We would like to invite the following members to join us: Joe Sopcich, Barbara Larson, Becky
Centlivre, Tanya Wilson, and Mary Nero to join the Executive Session. Do I have a motion?
>>So moved.>>Second.
>>Vice Chair Stephanie Sharp: Motion and second. Discussion? All in favor?
>>Trustee Jerry Cook: What time will we start and what time will we come out?
>>Vice Chair Stephanie Sharp: We will start at — do you guys need a break?
>>Yes.>>Vice Chair Stephanie Sharp: Let’s start
at 7:00, to return at 7:20.>>Trustee Jerry Cook: Thank you.
>>Vice Chair Stephanie Sharp: All in favor? (Ayes.)
>>Vice Chair Stephanie Sharp: Opposed? (Executive Session).

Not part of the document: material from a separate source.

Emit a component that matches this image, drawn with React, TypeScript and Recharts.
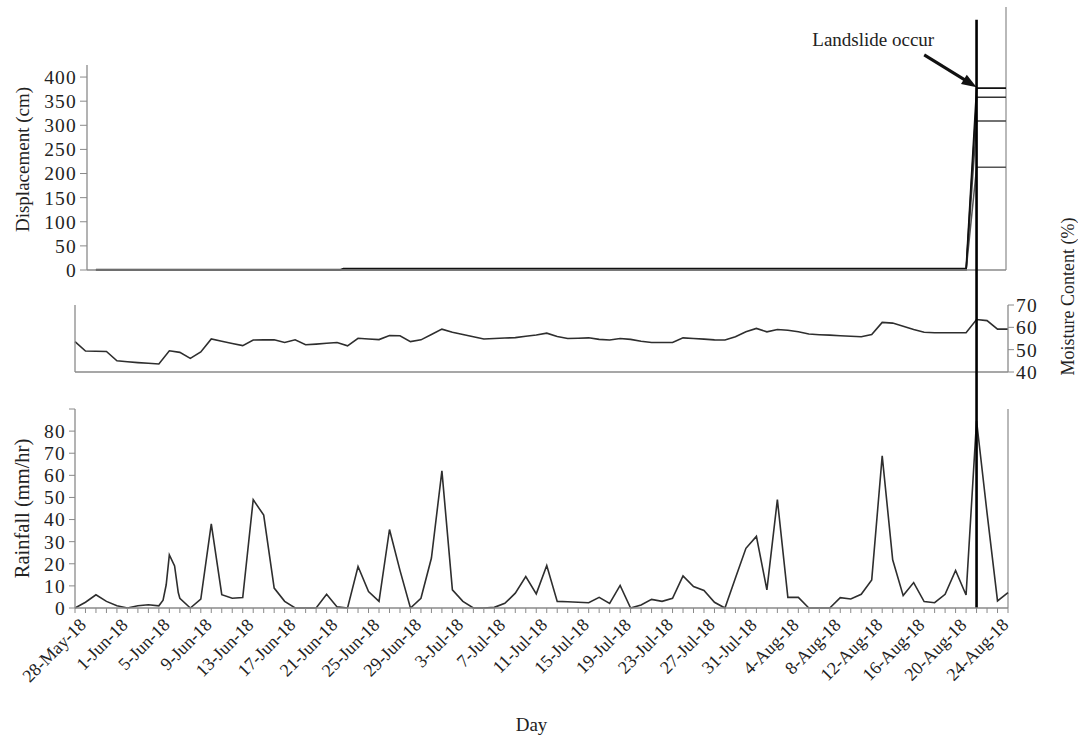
import React from 'react';
import { LineChart, Line, XAxis, YAxis, ReferenceLine } from 'recharts';

// ---------- data ----------
// day index 0 = 28-May-18
const DAYS = [
  0, 1, 2, 3, 4, 5, 6, 7, 8, 9, 10, 11, 12, 13, 14, 15, 16, 17, 18, 19,
  20, 21, 22, 23, 24, 25, 26, 27, 28, 29, 30, 31, 32, 33, 34, 35, 36, 37, 38, 39,
  40, 41, 42, 43, 44, 45, 46, 47, 48, 49, 50, 51, 52, 53, 54, 55, 56, 57, 58, 59,
  60, 61, 62, 63, 64, 65, 66, 67, 68, 69, 70, 71, 72, 73, 74, 75, 76, 77, 78, 79,
  80, 81, 82, 83, 84, 85, 86, 87, 88, 89,
];

const TICK_LABELS = [
  '28-May-18', '1-Jun-18', '5-Jun-18', '9-Jun-18', '13-Jun-18', '17-Jun-18',
  '21-Jun-18', '25-Jun-18', '29-Jun-18', '3-Jul-18', '7-Jul-18', '11-Jul-18',
  '15-Jul-18', '19-Jul-18', '23-Jul-18', '27-Jul-18', '31-Jul-18', '4-Aug-18',
  '8-Aug-18', '12-Aug-18', '16-Aug-18', '20-Aug-18', '24-Aug-18',
];
const LABEL_EVERY = 4;
const LANDSLIDE_DAY = 86;

// rainfall samples (a few sub-daily readings around 5/6-Jun)
const RAIN_T = [
  0, 1, 2, 3, 4, 5, 6, 7, 8, 8.4, 8.7, 9, 9.5, 9.85,
  10, 11, 12, 13, 14, 15, 16, 17, 18, 19,
  20, 21, 22, 23, 24, 25, 26, 27, 28, 29,
  30, 31, 32, 33, 34, 35, 36, 37, 38, 39,
  40, 41, 42, 43, 44, 45, 46, 47, 48, 49,
  50, 51, 52, 53, 54, 55, 56, 57, 58, 59,
  60, 61, 62, 63, 64, 65, 66, 67, 68, 69,
  70, 71, 72, 73, 74, 75, 76, 77, 78, 79,
  80, 81, 82, 83, 84, 85, 86, 87, 88, 89,
];
const RAIN = [
  0, 2.6, 6, 3, 1, 0, 1, 1.5, 1, 3.5, 10.5, 24, 19, 7,
  4.4, 0, 4, 38, 6, 4.4, 4.7, 49, 42, 9,
  3, 0, 0, 0, 6.2, 0.5, 0, 18.8, 7.4, 3,
  35.5, 17, 0, 4.4, 22.6, 62, 8.2, 3, 0, 0,
  0.3, 2.1, 6.7, 14.2, 6.4, 19.2, 3, 2.8, 2.6, 2.4,
  4.8, 2.1, 10.2, 0, 1.4, 3.9, 3, 4.4, 14.5, 9.7,
  7.9, 2.6, 0, 13.6, 27, 32.4, 8.2, 49, 4.8, 4.8,
  0, 0, 0, 4.7, 4.1, 6.2, 12.7, 68.8, 21.8, 5.6,
  11.5, 2.9, 2.4, 6.2, 17, 5.9, 84.7, 43, 3.2, 7,
];

const MOISTURE = [
  53.6, 49.4, 49.3, 49.2, 45, 44.6, 44.2, 43.9, 43.6, 49.5,
  48.8, 46.1, 49, 54.8, 53.8, 52.8, 51.8, 54.3, 54.4, 54.4,
  53.2, 54.4, 52.2, 52.5, 52.9, 53.2, 51.7, 55.1, 54.8, 54.5,
  56.3, 56.2, 53.6, 54.4, 56.8, 59.2, 57.8, 56.8, 55.8, 54.8,
  55, 55.2, 55.4, 56, 56.6, 57.4, 55.9, 55, 55.1, 55.3,
  54.6, 54.3, 55, 54.6, 53.8, 53.2, 53.2, 53.2, 55.3, 55,
  54.7, 54.4, 54.3, 55.8, 58, 59.5, 58, 59, 58.7, 58,
  57, 56.7, 56.5, 56.2, 56, 55.8, 56.8, 62.2, 61.9, 60.5,
  59, 57.8, 57.6, 57.6, 57.6, 57.6, 63.5, 63, 59.2, 59.2,
];

const DISP_T = [2, 25.3, 25.6, 85, 86, 89];
const DISP_A = [0, 0, 3, 3, 377, 377];
const DISP_B = [0, 0, 0, 0, 358, 358];
const DISP_C = [1, 1, 1, 1, 309, 309];
const DISP_D = [0.5, 0.5, 0.5, 0.5, 213, 213];

const DISP_TICKS = [0, 50, 100, 150, 200, 250, 300, 350, 400];
const MOIST_TICKS = [40, 50, 60, 70];
const RAIN_TICKS = [0, 10, 20, 30, 40, 50, 60, 70, 80, 90];

// ---------- derived tables ----------
const rainData = RAIN_T.map((t, i) => ({ t, v: RAIN[i] }));
const moistData = DAYS.map((t, i) => ({ t, v: MOISTURE[i] }));
const dispData = DISP_T.map((t, i) => ({ t, a: DISP_A[i], b: DISP_B[i], c: DISP_C[i], d: DISP_D[i] }));

// ---------- styles ----------
const W = 1078;
const H = 738;
const FONT = '"Liberation Serif", "Times New Roman", Times, serif';
const AXIS = '#8a8a8a';
const INK = '#2e2e2e';
const TEXT = '#222';
const TICK_FONT = 19.5;
const tickStyle = { fontSize: TICK_FONT, fill: TEXT, letterSpacing: 1.2 };

const layer: React.CSSProperties = { position: 'absolute', left: 0, top: 0, width: W, height: H };

const vTitle = (text: string, dx: number, dy: number, size: number) => (props: any) => {
  const vb = props.viewBox || {};
  const cx = vb.x + dx;
  const cy = vb.y + vb.height / 2 + dy;
  return (
    <text x={cx} y={cy} transform={`rotate(-90 ${cx} ${cy})`} textAnchor="middle"
      dominantBaseline="central" fontSize={size} fill={TEXT}>{text}</text>
  );
};

const dayTitle = (props: any) => {
  const vb = props.viewBox || {};
  const cx = vb.x + vb.width / 2 - 10;
  const cy = vb.y + vb.height - 2;
  return <text x={cx} y={cy} textAnchor="middle" fontSize={19} fill={TEXT}>Day</text>;
};

const RainTick = (props: any) => {
  const { x, y, payload } = props;
  const day = payload.value;
  if (day % LABEL_EVERY !== 0) return <g />;
  const label = TICK_LABELS[day / LABEL_EVERY];
  if (!label) return <g />;
  const ax = x + 12;
  const ay = y + 11;
  return (
    <text x={ax} y={ay} textAnchor="end" transform={`rotate(-45 ${ax} ${ay})`}
      fontSize={18} fill={TEXT}>{label}</text>
  );
};

const Empty = () => <g />;

const ArrowShape = (props: any) => {
  const { x1, y1, x2, y2 } = props;
  const dx = x2 - x1;
  const dy = y2 - y1;
  const len = Math.sqrt(dx * dx + dy * dy) || 1;
  const ux = dx / len;
  const uy = dy / len;
  const hl = 15;
  const hw = 5.5;
  const bx = x2 - ux * hl;
  const by = y2 - uy * hl;
  const pts = `${x2},${y2} ${bx - uy * hw},${by + ux * hw} ${bx + uy * hw},${by - ux * hw}`;
  return (
    <g>
      <line x1={x1} y1={y1} x2={bx + ux * 2} y2={by + uy * 2} stroke="#111" strokeWidth={3} />
      <polygon points={pts} fill="#111" />
      <text x={x1 + 10} y={y1 - 9} textAnchor="end" fontSize={19} fill={TEXT}>Landslide occur</text>
    </g>
  );
};

export default function App() {
  return (
    <div style={{ position: 'absolute', left: 0, top: 0, width: W, height: H, background: '#fff', fontFamily: FONT }}>
      {/* Displacement */}
      <div style={layer}>
        <LineChart width={W} height={H} data={dispData} margin={{ top: 65, right: 72, bottom: 467, left: 15 }}>
          <XAxis dataKey="t" type="number" domain={[1.15, 88.8]} allowDataOverflow height={1}
            tick={false} tickLine={false} axisLine={{ stroke: AXIS, strokeWidth: 1.3 }} />
          <YAxis type="number" domain={[0, 425]} ticks={DISP_TICKS} width={72} interval={0}
            tickSize={7} tickMargin={3} axisLine={{ stroke: AXIS, strokeWidth: 1.3 }}
            tickLine={{ stroke: AXIS }} tick={tickStyle}
            label={{ content: vTitle('Displacement (cm)', 7, -8, 19) }} />
          <ReferenceLine segment={[{ x: 88.8, y: 0 }, { x: 88.8, y: 545 }]} ifOverflow="visible"
            stroke={AXIS} strokeWidth={1.2} />
          <Line dataKey="d" stroke="#555" strokeWidth={1.5} dot={false} isAnimationActive={false} />
          <Line dataKey="c" stroke="#444" strokeWidth={1.5} dot={false} isAnimationActive={false} />
          <Line dataKey="b" stroke="#333" strokeWidth={1.5} dot={false} isAnimationActive={false} />
          <Line dataKey="a" stroke="#111" strokeWidth={1.7} dot={false} isAnimationActive={false} />
          <ReferenceLine segment={[{ x: 81, y: 446 }, { x: LANDSLIDE_DAY, y: 379 }]} ifOverflow="visible"
            shape={ArrowShape} />
        </LineChart>
      </div>

      {/* Moisture content */}
      <div style={layer}>
        <LineChart width={W} height={H} data={moistData} margin={{ top: 305, right: 0, bottom: 365, left: 15 }}>
          <XAxis dataKey="t" type="number" domain={[0, 89]} height={1}
            tick={false} tickLine={false} axisLine={{ stroke: AXIS, strokeWidth: 1.3 }} />
          <YAxis yAxisId="left" orientation="left" type="number" domain={[40, 70]} ticks={[40, 70]} width={60}
            tickSize={5} axisLine={{ stroke: AXIS, strokeWidth: 1.3 }} tickLine={{ stroke: AXIS }} tick={Empty} />
          <YAxis yAxisId="right" orientation="right" type="number" domain={[40, 70]} ticks={MOIST_TICKS} width={70}
            interval={0} tickSize={6} tickMargin={2} axisLine={{ stroke: AXIS, strokeWidth: 1.3 }}
            tickLine={{ stroke: AXIS }} tick={tickStyle}
            label={{ content: vTitle('Moisture Content (%)', 60, -42, 18) }} />
          <Line yAxisId="right" dataKey="v" stroke={INK} strokeWidth={1.6} dot={false} isAnimationActive={false} />
        </LineChart>
      </div>

      {/* Rainfall */}
      <div style={layer}>
        <LineChart width={W} height={H} data={rainData} margin={{ top: 409, right: 70, bottom: 5, left: 15 }}>
          <XAxis dataKey="t" type="number" domain={[0, 89]} ticks={DAYS} interval={0} height={125}
            tickSize={5} tickMargin={2} axisLine={{ stroke: AXIS, strokeWidth: 1.3 }}
            tickLine={{ stroke: AXIS }} tick={RainTick}
            label={{ content: dayTitle }} />
          <YAxis type="number" domain={[0, 90]} ticks={RAIN_TICKS} width={60} interval={0}
            tickSize={6} tickMargin={3} axisLine={{ stroke: AXIS, strokeWidth: 1.3 }}
            tickLine={{ stroke: AXIS }} tick={tickStyle}
            tickFormatter={(v: number) => (v === 90 ? '' : String(v))}
            label={{ content: vTitle('Rainfall (mm/hr)', 7, 0, 20.5) }} />
          <ReferenceLine x={89} stroke={AXIS} strokeWidth={1.2} />
          <Line dataKey="v" stroke={INK} strokeWidth={1.6} dot={false} isAnimationActive={false} />
          <ReferenceLine segment={[{ x: LANDSLIDE_DAY, y: 0 }, { x: LANDSLIDE_DAY, y: 266 }]} ifOverflow="visible"
            stroke="#000" strokeWidth={2.6} />
        </LineChart>
      </div>
    </div>
  );
}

>>Vice Chair Stephanie Sharp: Thank you. We need a little more time in Executive Session,
and I would like to entertain a motion for an additional 20 minutes. We will resume the
open meeting in this same location. No action will be taken during this session. I’d like
to invite Joe Sopcich, Barbara Larson, Becky Centlivre, Tanya Wilson and Mary Nero to join
this Executive Session. Do I hear a motion?>>So moved.
>>Second.>>Vice Chair Stephanie Sharp: Discussion?
All in favor say aye. (Ayes.)
>>Vice Chair Stephanie Sharp: Same sign. Motion passes. We’ll be back at 7:40 and we’ll
see you then. (Executive Session.)
>>Trustee Stephanie Sharp: Thank you. We are back. No action was taken. It is 7:35.
I would entertain a motion for adjournment.>>So moved.